Published online by Cambridge University Press: 05 June 2012
INTRODUCTION
Although the past two decades have seen a revolution in many aspects of field biology due to advances in radio-tracking and telemetry, including the development of satellite and Global Positioning System (GPS) technology, these techniques have been applied less to primates than to other orders of mammals or to vertebrates in general (Casperd, 1992). A comprehensive account of animal tagging, or even of radio-tagging, would warrant a book in itself, but here we aim to draw the attention of primatologists to the advances in this family of techniques. We review a number of important studies of primates that have used them, and introduce the practicalities involved. The reader considering the use of these techniques should advance no further without exploring the wider, and vast, literature associated with radio-tracking other mammals. General reviews of radio-tracking are presented in Amlaner & Macdonald (1980), Kenward (2001), and Millspaugh & Marzluff (2001) (see ‘List of suppliers and useful Internet sites’ at the end of this chapter).
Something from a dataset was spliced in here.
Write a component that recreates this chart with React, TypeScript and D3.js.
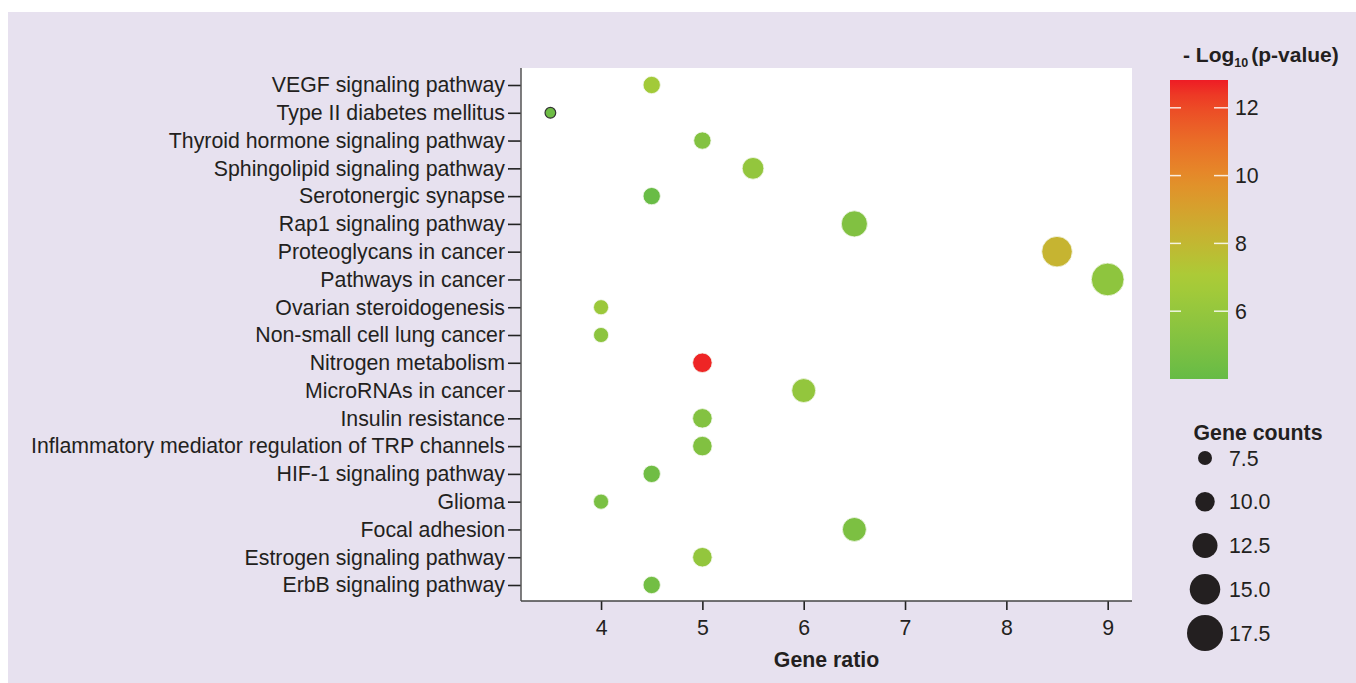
import React, { useRef, useEffect } from 'react';
import * as d3 from 'd3';

const terms = [
  'VEGF signaling pathway',
  'Type II diabetes mellitus',
  'Thyroid hormone signaling pathway',
  'Sphingolipid signaling pathway',
  'Serotonergic synapse',
  'Rap1 signaling pathway',
  'Proteoglycans in cancer',
  'Pathways in cancer',
  'Ovarian steroidogenesis',
  'Non-small cell lung cancer',
  'Nitrogen metabolism',
  'MicroRNAs in cancer',
  'Insulin resistance',
  'Inflammatory mediator regulation of TRP channels',
  'HIF-1 signaling pathway',
  'Glioma',
  'Focal adhesion',
  'Estrogen signaling pathway',
  'ErbB signaling pathway',
];
const geneRatio = [4.5, 3.5, 5, 5.5, 4.5, 6.5, 8.5, 9, 4, 4, 5, 6, 5, 5, 4.5, 4, 6.5, 5, 4.5];
const geneCount = [9, 6, 9, 11, 9, 13, 15, 16, 8, 8, 10, 12, 10, 10, 9, 8, 12, 10, 9];
const negLogP = [6.6, 4.3, 5.2, 5.9, 4.1, 5.1, 8.2, 5.7, 6.3, 5.6, 12.7, 5.9, 5.2, 5.1, 4.4, 4.8, 4.9, 5.9, 4.5];

const xTicks = [4, 5, 6, 7, 8, 9];
const colorTicks = [6, 8, 10, 12];
const sizeBreaks = [7.5, 10, 12.5, 15, 17.5];
const outlinedTerm = 'Type II diabetes mellitus';

const W = 1356;
const H = 683;
const FONT = 'Liberation Sans, Arial, Helvetica, sans-serif';
const TEXT = '#231f20';
const FS = 21.3;

export default function App() {
  const svgRef = useRef<SVGSVGElement>(null);

  useEffect(() => {
    const svg = d3.select(svgRef.current);
    svg.selectAll('*').remove();

    const data = terms.map((t, i) => ({ term: t, ratio: geneRatio[i], count: geneCount[i], p: negLogP[i] }));

    const panel = { left: 521, right: 1132, top: 68, bottom: 601 };

    const x = d3.scaleLinear().domain([3.21, 9.24]).range([panel.left, panel.right]);
    const y = d3.scalePoint<string>().domain(terms).range([85, 585]);
    const color = d3.scaleLinear<string>()
      .domain([4, 7, 10, 12.8])
      .range(['#66bb46', '#aacc37', '#e58a29', '#ee1c25'])
      .interpolate(d3.interpolateLab)
      .clamp(true);
    const size = d3.scaleLinear().domain([7.5, 17.5]).range([7, 18]);

    // background
    svg.append('rect')
      .attr('x', 8).attr('y', 12)
      .attr('width', W - 8).attr('height', H - 12)
      .attr('fill', '#e7e1ef');

    svg.append('rect')
      .attr('x', panel.left).attr('y', panel.top)
      .attr('width', panel.right - panel.left).attr('height', panel.bottom - panel.top)
      .attr('fill', 'white');

    // y axis
    svg.append('g')
      .attr('transform', `translate(${panel.left},0)`)
      .call(d3.axisLeft(y).tickSize(13).tickPadding(3).tickSizeOuter(0))
      .call(g => g.select('.domain').remove())
      .call(g => g.selectAll('.tick line').attr('stroke', '#222').attr('stroke-width', 1.6))
      .call(g => g.selectAll('.tick text')
        .attr('font-size', FS)
        .attr('font-family', FONT)
        .attr('fill', TEXT));

    svg.append('line')
      .attr('x1', panel.left).attr('x2', panel.left)
      .attr('y1', panel.top).attr('y2', panel.bottom)
      .attr('stroke', '#555').attr('stroke-width', 1.5);

    // x axis
    svg.append('g')
      .attr('transform', `translate(0,${panel.bottom})`)
      .call(d3.axisBottom(x).tickValues(xTicks).tickFormat(d3.format('d')).tickSize(9).tickPadding(10).tickSizeOuter(0))
      .call(g => g.select('.domain').remove())
      .call(g => g.selectAll('.tick line').attr('stroke', '#222').attr('stroke-width', 1.6))
      .call(g => g.selectAll('.tick text')
        .attr('font-size', FS)
        .attr('font-family', FONT)
        .attr('fill', TEXT));

    svg.append('line')
      .attr('x1', panel.left).attr('x2', panel.right)
      .attr('y1', panel.bottom).attr('y2', panel.bottom)
      .attr('stroke', '#444').attr('stroke-width', 1.5);

    svg.append('text')
      .attr('x', (panel.left + panel.right) / 2)
      .attr('y', 667)
      .attr('text-anchor', 'middle')
      .attr('font-size', FS)
      .attr('font-weight', 'bold')
      .attr('font-family', FONT)
      .attr('fill', TEXT)
      .text('Gene ratio');

    // points
    svg.append('g')
      .selectAll('circle')
      .data(data)
      .join('circle')
      .attr('cx', d => x(d.ratio))
      .attr('cy', d => y(d.term) as number)
      .attr('r', d => size(d.count))
      .attr('fill', d => color(d.p))
      .attr('stroke', d => d.term === outlinedTerm ? '#333' : '#f4f7ee')
      .attr('stroke-width', d => d.term === outlinedTerm ? 1.2 : 0.8);

    // colour bar
    const cb = { x: 1170, w: 58, top: 80, bottom: 379 };
    const cy = d3.scaleLinear().domain([4.0, 12.82]).range([cb.bottom, cb.top]);
    const grad = svg.append('defs').append('linearGradient')
      .attr('id', 'pgrad')
      .attr('x1', 0).attr('y1', 1).attr('x2', 0).attr('y2', 0);
    const stops = d3.range(0, 1.0001, 0.05);
    grad.selectAll('stop')
      .data(stops)
      .join('stop')
      .attr('offset', d => d)
      .attr('stop-color', d => color(cy.invert(cb.bottom - d * (cb.bottom - cb.top))));

    svg.append('rect')
      .attr('x', cb.x).attr('y', cb.top)
      .attr('width', cb.w).attr('height', cb.bottom - cb.top)
      .attr('fill', 'url(#pgrad)');

    const cbt = svg.append('g');
    colorTicks.forEach(t => {
      cbt.append('line')
        .attr('x1', cb.x).attr('x2', cb.x + 11)
        .attr('y1', cy(t)).attr('y2', cy(t))
        .attr('stroke', 'white').attr('stroke-width', 1.5).attr('opacity', 0.85);
      cbt.append('line')
        .attr('x1', cb.x + cb.w - 14).attr('x2', cb.x + cb.w)
        .attr('y1', cy(t)).attr('y2', cy(t))
        .attr('stroke', 'white').attr('stroke-width', 1.5).attr('opacity', 0.85);
      cbt.append('text')
        .attr('x', cb.x + cb.w + 7)
        .attr('y', cy(t))
        .attr('dy', '0.36em')
        .attr('font-size', FS)
        .attr('font-family', FONT)
        .attr('fill', TEXT)
        .text(t);
    });

    const title = svg.append('text')
      .attr('x', 1183)
      .attr('y', 62)
      .attr('font-size', 21)
      .attr('font-weight', 'bold')
      .attr('font-family', FONT)
      .attr('fill', TEXT);
    title.append('tspan').text('- Log');
    title.append('tspan').attr('font-size', 12.5).attr('dy', 5).text('10');
    title.append('tspan').attr('dy', -5).attr('dx', 3).text('(p-value)');

    // size legend
    svg.append('text')
      .attr('x', 1258)
      .attr('y', 440)
      .attr('text-anchor', 'middle')
      .attr('font-size', FS)
      .attr('font-weight', 'bold')
      .attr('font-family', FONT)
      .attr('fill', TEXT)
      .text('Gene counts');

    const ly = d3.scalePoint<number>().domain(sizeBreaks).range([458, 633]);
    const leg = svg.append('g')
      .selectAll('g')
      .data(sizeBreaks)
      .join('g')
      .attr('transform', d => `translate(1205,${ly(d)})`);
    leg.append('circle')
      .attr('r', d => size(d))
      .attr('fill', '#231f20');
    leg.append('text')
      .attr('x', 24)
      .attr('dy', '0.36em')
      .attr('font-size', FS)
      .attr('font-family', FONT)
      .attr('fill', TEXT)
      .text(d => d3.format('.1f')(d));
  }, []);

  return (
    <svg
      ref={svgRef}
      width={W}
      height={H}
      style={{ position: 'absolute', left: 0, top: 0, display: 'block', background: 'white' }}
    />
  );
}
The term ‘radio-tracking’ is correctly applied only to the use of radio-transmitters and receivers to record location information. Traditionally, most field biologists have used VHF (very high frequency) or UHF (ultra high frequency) radio-tracking transmitters, but recently there has been a rapid growth in satellite tracking systems and associated technology (Chapter 4). ‘Biotelemetry’ is, strictly, the remote measurement of biological, particularly physiological, data (e.g. heart rate, blood pressure, body temperature, brain wave activity) (Amlaner, 1978; Chapter 18).